The Saudis, still dominated by al-Wahhab's fervor, saw their power alternately surge and recede, but the Saudi family skillfully played the British and Ottoman empires off against each other and managed to regain and expand their power. Later, in 1933, they officially brought aboard the Americans in the form of Standard Oil of California, so the link between Wahhabi fervor and enormous Saudi wealth was forged. Additionally, the Saudis are seen by their own people as tyrants in power because of American complicity and encroachment.

As Lewis describes the educational system Wahhabists developed with Saudi money, he gives a startling - and fictitious - comparison: it is as if the KKK took over Texas and its oil wealth and used it to teach their rabid views to children and young adults in schools funded by their ever-expanding wealth.

He points out that the analogy breaks down in that there is a good educational system in the West, but there is not a good educational system in many Islamic lands, so the Wahhabist point of view is taught widely, particularly in Saudi Arabia and even in some Muslim centers in Europe and the USA. Thus we see the growing seeds of religious discontent with western modernization among Saudis, all the while enjoying the fruits of their underground wealth being brought to the surface by the Americans and British. This is the stuff of intense frustration, even neurosis. From this we can understand why the largest number of terrorists on the four hijacked airplanes on September 11, 2001, were from Saudi Arabia.

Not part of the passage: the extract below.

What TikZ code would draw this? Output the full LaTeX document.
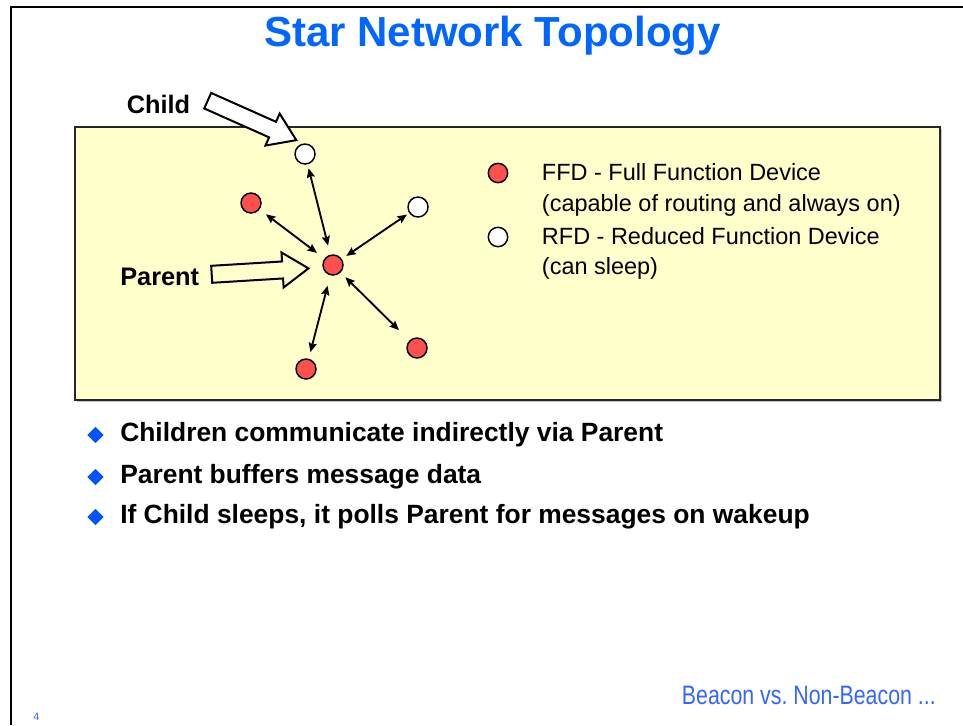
\documentclass[tikz,border=0pt]{standalone}
\usepackage{fontspec}
\setmainfont{Liberation Sans}
\newfontfamily\narrowsans[FakeStretch=0.8]{Liberation Sans}
\usetikzlibrary{arrows.meta,shapes.geometric}
\definecolor{titleblue}{HTML}{0066FF}
\definecolor{bulletblue}{HTML}{0055FF}
\definecolor{footblue}{HTML}{3366FF}
\definecolor{panel}{HTML}{FFFFCC}
\definecolor{ffdred}{HTML}{FF5050}
\begin{document}
\begin{tikzpicture}[x=0.75pt,y=-0.75pt,
  txt/.style={inner sep=0pt,anchor=base west},
  device/.style={circle,draw=black,line width=1.1pt,minimum size=15pt,inner sep=0pt},
  ffd/.style={device,fill=ffdred},
  rfd/.style={device,fill=white},
  legenddot/.style={device,minimum size=14.5pt},
  link/.style={{Stealth[length=7pt,width=6pt,inset=1pt]}-{Stealth[length=7pt,width=6pt,inset=1pt]},line width=1.4pt},
  bullet/.style={diamond,fill=bulletblue,inner sep=0pt,minimum size=12.5pt},
  hollow arrow/.pic={\path[pic actions] (0,-8.5) -- (71,-8.5) -- (71,-17.5) -- (97,0)
     -- (71,17.5) -- (71,8.5) -- (0,8.5) -- cycle;}
]
\useasboundingbox (0,0) rectangle (963,725);

% page frame
\draw[line width=1.5pt] (11,725) -- (11,7) -- (963,7);

% title
\node[inner sep=0pt,anchor=base,font=\bfseries\fontsize{31.5}{36}\selectfont,text=titleblue]
  (title) at (492.5,46) {Star Network Topology};

% yellow panel with a faint shadow
\fill[gray!45] (77,129) rectangle (942,402);
\draw[fill=panel,draw=black!85,line width=1.1pt] (75,127) rectangle (940,400);

% devices
\node[rfd] (child) at (305,154) {};
\node[ffd] (ul)    at (251,203) {};
\node[rfd] (ur)    at (418,207) {};
\node[ffd] (par)   at (333,265) {};
\node[ffd] (br)    at (417,348) {};
\node[ffd] (bot)   at (306,369) {};

% links to the parent
\draw[link,shorten <=3pt,shorten >=7pt] (child) -- (par);
\draw[link,shorten <=6pt,shorten >=7pt] (ul) -- (par);
\draw[link,shorten <=2pt,shorten >=4pt] (ur) -- (par);
\draw[link,shorten <=5pt,shorten >=11pt] (par) -- (br);
\draw[link,shorten <=8pt,shorten >=5pt] (par) -- (bot);

% callout arrows and labels
\pic[rotate=-24,draw=black,fill=white,line width=1.5pt] at (207.7,100.7) {hollow arrow};
\pic[rotate=3.5,draw=black,fill=panel,line width=1.5pt] at (211.7,274.3) {hollow arrow};
\node[txt,font=\bfseries\fontsize{19}{22}\selectfont] (childlbl) at (126.5,113) {Child};
\node[txt,font=\bfseries\fontsize{19}{22}\selectfont] (parlbl) at (120,285) {Parent};

% legend
\node[legenddot,fill=ffdred] (legffd) at (498,173) {};
\node[legenddot,fill=white]  (legrfd) at (498,237) {};
\begin{scope}[every node/.style={txt,font=\fontsize{17.6}{21}\selectfont}]
\node (l1) at (541.7,180) {FFD - Full Function Device};
\node (l2) at (541.7,211) {(capable of routing and always on)};
\node (l3) at (541.7,244) {RFD - Reduced Function Device};
\node (l4) at (541.7,274) {(can sleep)};
\end{scope}

% bullet list
\node[bullet] (b1) at (95.5,435) {};
\node[bullet] (b2) at (95.5,477) {};
\node[bullet] (b3) at (95.5,517) {};
\begin{scope}[every node/.style={txt,font=\bfseries\fontsize{19.8}{24}\selectfont}]
\node (t1) at (120,441) {Children communicate indirectly via Parent};
\node (t2) at (120,483) {Parent buffers message data};
\node (t3) at (120,523) {If Child sleeps, it polls Parent for messages on wakeup};
\end{scope}

% footer
\node[inner sep=0pt,anchor=base east,text=footblue,font=\narrowsans\fontsize{20}{22}\selectfont]
  (next) at (936,704) {Beacon vs.\ Non-Beacon ...};
\node[txt,text=footblue,font=\fontsize{8}{9}\selectfont] (pg) at (33,720) {4};
\end{tikzpicture}
\end{document}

Dr. Lewis then explores the deepening crisis of Islam in the Wahhabist devotion to the pure Islam of Mohammed on the one hand and the distinctly un-Islamic acts of suicide and slaughter of innocents and Muslims that took place that day and in the bombings so common in Israel today. If one is going to preach the purity of the early days of Islam and yet so thoroughly revise the teachings as to allow suicide bombings and more to be widely used, the frustration levels rise and the West is declared to be the culprit.

The Iranian clerics do not share the devotion to Wahhabism, but they also preach a return to a pure Islam while making startling deviations from it.  The notion of an all-powerful Ayatollah who rules the government with a hierarchical structure of clerics is, as we have seen earlier, adapted from their observation of Christianity and is foreign to Islam. A further example of Iranian departure from pure Islam is seen in the famous fatwa issued by Ayatollah Khomeini against the Islamic author, Salman Rushdie, calling for his murder and offering a large bounty to the killer. This  makes us Westerners think of a fatwa as being like a Mafia "contract" issued on a rival, but Lewis points out energetically it is absurd for this understanding to come to pass. A fatwa is a judicial statement to be issued after a fair trial with the accused present to confront his accusers or if the person was actually heard to make derogatory statements about Mohammed.  Even then, the punishment would generally be flogging and prison, not a general order of assassination by bounty hunters.

Lewis has no solution either to the internal or international crisis or the frustration on the Arab street which fuels it. There are perhaps other authors who have a more positive message with solutions, but Lewis is a describer, not a proposer.